Opening files in thread parallel with DASK + CFGrib is really slow

300 views Asked by At

I have been building up a GRIB file reading tool using the following code. I have heterogeneous files so I can't use the xarray.open_mfdatasets or anything like that.

def create_open_delays(file_list: List[str],expected_dataset_count:int) -> List[Delayed]:
    """
    This function runs through list of files and creates a
    list of delayed open commands.
    """
    return [
        dask.delayed(cfgrib.open_datasets,nout=expected_dataset_count)(file,
                                           backend_kwargs={
                                               "indexpath": ""
                                           },
                                           cache=True) for file in file_list
    ]

While running the code, I have noticed that running in Thread parallel had a 10X performance decrease compared to completely process parallel (each Dask worker has 1 thread only). I am guessing that this is to do with the GIL, no real surprises to anyone I guess. The DASK documentation does highlight this as an optimization opportunity. Having so many workers has some downsides as they now have a limited memory and it is extra overhead to start all of the workers, not to mention more process communication. Each task takes roughly 10 seconds so I am not concerned about the over head of Dask.delayed.

I have two questions:

  1. Is there anything that can be done in the underling CFGrib/Eccodes packages that can improve multi-threading performance?
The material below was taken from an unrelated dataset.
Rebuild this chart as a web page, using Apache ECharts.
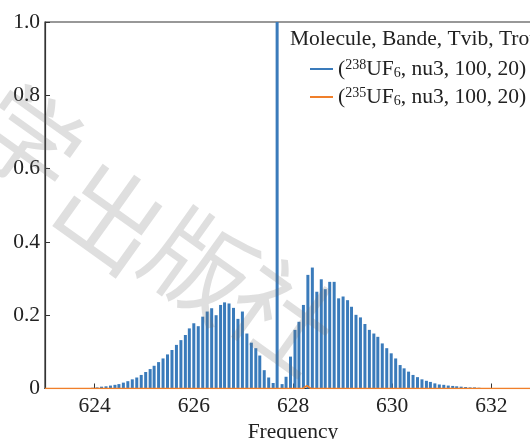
<!DOCTYPE html>
<html>
<head>
<meta charset="utf-8">
<script src="https://cdn.jsdelivr.net/npm/echarts@6/dist/echarts.min.js"></script>
<style>
html,body{margin:0;padding:0;background:#fff;}
#chart{width:530px;height:439px;}
</style>
</head>
<body>
<div id="chart"></div>
<script>
// ---- data ----
const leftFreq = [627.60, 627.51, 627.42, 627.33, 627.25, 627.16, 627.07, 626.98, 626.89, 626.80,
  626.71, 626.62, 626.54, 626.45, 626.36, 626.27, 626.18, 626.09, 626.00, 625.91,
  625.83, 625.74, 625.65, 625.56, 625.47, 625.38, 625.29, 625.20, 625.12, 625.03,
  624.94, 624.85, 624.76, 624.67, 624.58, 624.49, 624.41, 624.32, 624.23, 624.14,
  624.05, 623.96];
const leftVal = [0.015, 0.030, 0.050, 0.090, 0.110, 0.125, 0.150, 0.210, 0.190, 0.220,
  0.232, 0.235, 0.228, 0.200, 0.219, 0.210, 0.196, 0.170, 0.178, 0.164,
  0.146, 0.132, 0.119, 0.105, 0.093, 0.082, 0.072, 0.062, 0.053, 0.045,
  0.037, 0.030, 0.025, 0.020, 0.016, 0.012, 0.010, 0.008, 0.006, 0.005,
  0.003, 0.002];
const qFreq = [627.68, 627.78];
const qVal = [1.3, 0.012];
const rightFreq = [627.86, 627.95, 628.04, 628.12, 628.21, 628.30, 628.39, 628.48, 628.57, 628.65,
  628.74, 628.83, 628.92, 629.01, 629.10, 629.18, 629.27, 629.36, 629.45, 629.54,
  629.63, 629.71, 629.80, 629.89, 629.98, 630.07, 630.16, 630.24, 630.33, 630.42,
  630.51, 630.60, 630.69, 630.77, 630.86, 630.95, 631.04, 631.13, 631.22, 631.30,
  631.39, 631.48, 631.57, 631.66, 631.75];
const rightVal = [0.032, 0.087, 0.160, 0.182, 0.228, 0.310, 0.330, 0.264, 0.298, 0.271,
  0.291, 0.291, 0.246, 0.251, 0.241, 0.223, 0.201, 0.194, 0.176, 0.160,
  0.150, 0.141, 0.123, 0.110, 0.096, 0.082, 0.064, 0.055, 0.046, 0.037,
  0.031, 0.025, 0.021, 0.018, 0.014, 0.011, 0.010, 0.008, 0.007, 0.006,
  0.005, 0.004, 0.003, 0.003, 0.002];
const orangeFreq = [623.0, 628.20, 628.28, 628.36, 634.0];
const orangeVal = [0, 0, 0.008, 0, 0];
const xTicks = [624, 626, 628, 630, 632];
const isotopes = ['238', '235'];
const legendTitle = 'Molecule, Bande, Tvib, Trot';
const xLabel = 'Frequency';
const watermark = ['学', '出', '版', '社'];

// ---- build ----
const blue = '#3a7bbb', orange = '#f07f2a';
const serif = 'Liberation Serif';
const fs = 21.5;
const blueData = [];
leftFreq.forEach((f, i) => blueData.push([f, leftVal[i]]));
qFreq.forEach((f, i) => blueData.push([f, qVal[i]]));
rightFreq.forEach((f, i) => blueData.push([f, rightVal[i]]));
const orangeData = orangeFreq.map((f, i) => [f, orangeVal[i]]);
const names = isotopes.map(n => '(' + n + 'UF6, nu3, 100, 20)');

const wmPos = [[28, 140], [110, 216], [200, 265], [284, 316]];
const graphics = [{
  type: 'text', left: 290, top: 28, z: 50,
  style: { text: legendTitle, font: fs + 'px "Liberation Serif"', fill: '#222' }
}];
watermark.forEach((c, i) => graphics.push({
  type: 'text', x: wmPos[i][0], y: wmPos[i][1], rotation: -0.62, z: 100,
  style: { text: c, font: '104px "Noto Sans CJK SC"', fill: 'rgba(110,110,110,0.22)',
    align: 'center', verticalAlign: 'middle' }
}));

const chart = echarts.init(document.getElementById('chart'), null, { renderer: 'canvas' });
chart.setOption({
  animation: false,
  backgroundColor: '#fff',
  grid: { left: 45, top: 22, bottom: 50.5, right: -11, containLabel: false, outerBoundsMode: 'none',
    show: true, borderColor: '#333', borderWidth: 1.2 },
  xAxis: {
    type: 'value', min: 623, max: 633,
    name: xLabel, nameLocation: 'middle', nameGap: 33, nameMoveOverlap: false,
    nameTextStyle: { fontFamily: serif, fontSize: fs, color: '#222' },
    axisLine: { show: true, onZero: false, lineStyle: { color: '#333', width: 1.2 } },
    axisTick: { show: true, inside: true, length: 5, customValues: xTicks, lineStyle: { color: '#333' } },
    axisLabel: { customValues: xTicks, fontFamily: serif, fontSize: fs, color: '#222', margin: 7 },
    splitLine: { show: false }
  },
  yAxis: {
    type: 'value', min: 0, max: 1, interval: 0.2,
    axisLine: { show: true, lineStyle: { color: '#333', width: 1.2 } },
    axisTick: { show: true, inside: true, length: 5, lineStyle: { color: '#333' } },
    axisLabel: { fontFamily: serif, fontSize: fs, color: '#222', margin: 5,
      formatter: v => (v === 0 ? '0' : v.toFixed(1)) },
    splitLine: { show: false }
  },
  legend: {
    orient: 'vertical', left: 305, top: 53, itemWidth: 23, itemHeight: 2, itemGap: 6,
    icon: 'rect',
    data: [{ name: names[0], itemStyle: { color: blue } }, { name: names[1], itemStyle: { color: orange } }],
    formatter: name => {
      const iso = isotopes[names.indexOf(name)];
      return '{n|(}{sup|' + iso + '}{n|UF}{sub|6}{n|, nu3, 100, 20)}';
    },
    textStyle: {
      fontFamily: serif, fontSize: fs, color: '#222',
      rich: {
        n: { fontFamily: serif, fontSize: fs, color: '#222', lineHeight: 22 },
        sup: { fontFamily: serif, fontSize: 14, color: '#222', verticalAlign: 'top', lineHeight: 22, padding: [0, 0, 8, 0] },
        sub: { fontFamily: serif, fontSize: 14, color: '#222', verticalAlign: 'bottom', lineHeight: 22, padding: [8, 0, 0, 0] }
      }
    }
  },
  graphic: graphics,
  series: [
    {
      name: names[0], type: 'bar', data: blueData, barWidth: 3, clip: true,
      itemStyle: { color: blue }, z: 2
    },
    {
      name: names[1], type: 'line', data: orangeData, showSymbol: false, clip: true,
      lineStyle: { color: orange, width: 1.6 }, itemStyle: { color: orange }, z: 3
    }
  ]
});
</script>
</body>
</html>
From my vague understanding, numpy etc. takes steps in the underlying compiled code to release the GIL?
  2. Is it possible to leverage the the new asyncIO python functionality in DASK? (I am not making demands of anyone to just develop this instantly, I am just interested to know if something like that exists or is in the works, whether it's a dumb idea)

Thanks.

1

There are 1 answers

1
MRocklin On

If you haven't already seen it, I recommend looking at Xarray, at least to see how they handle Grib.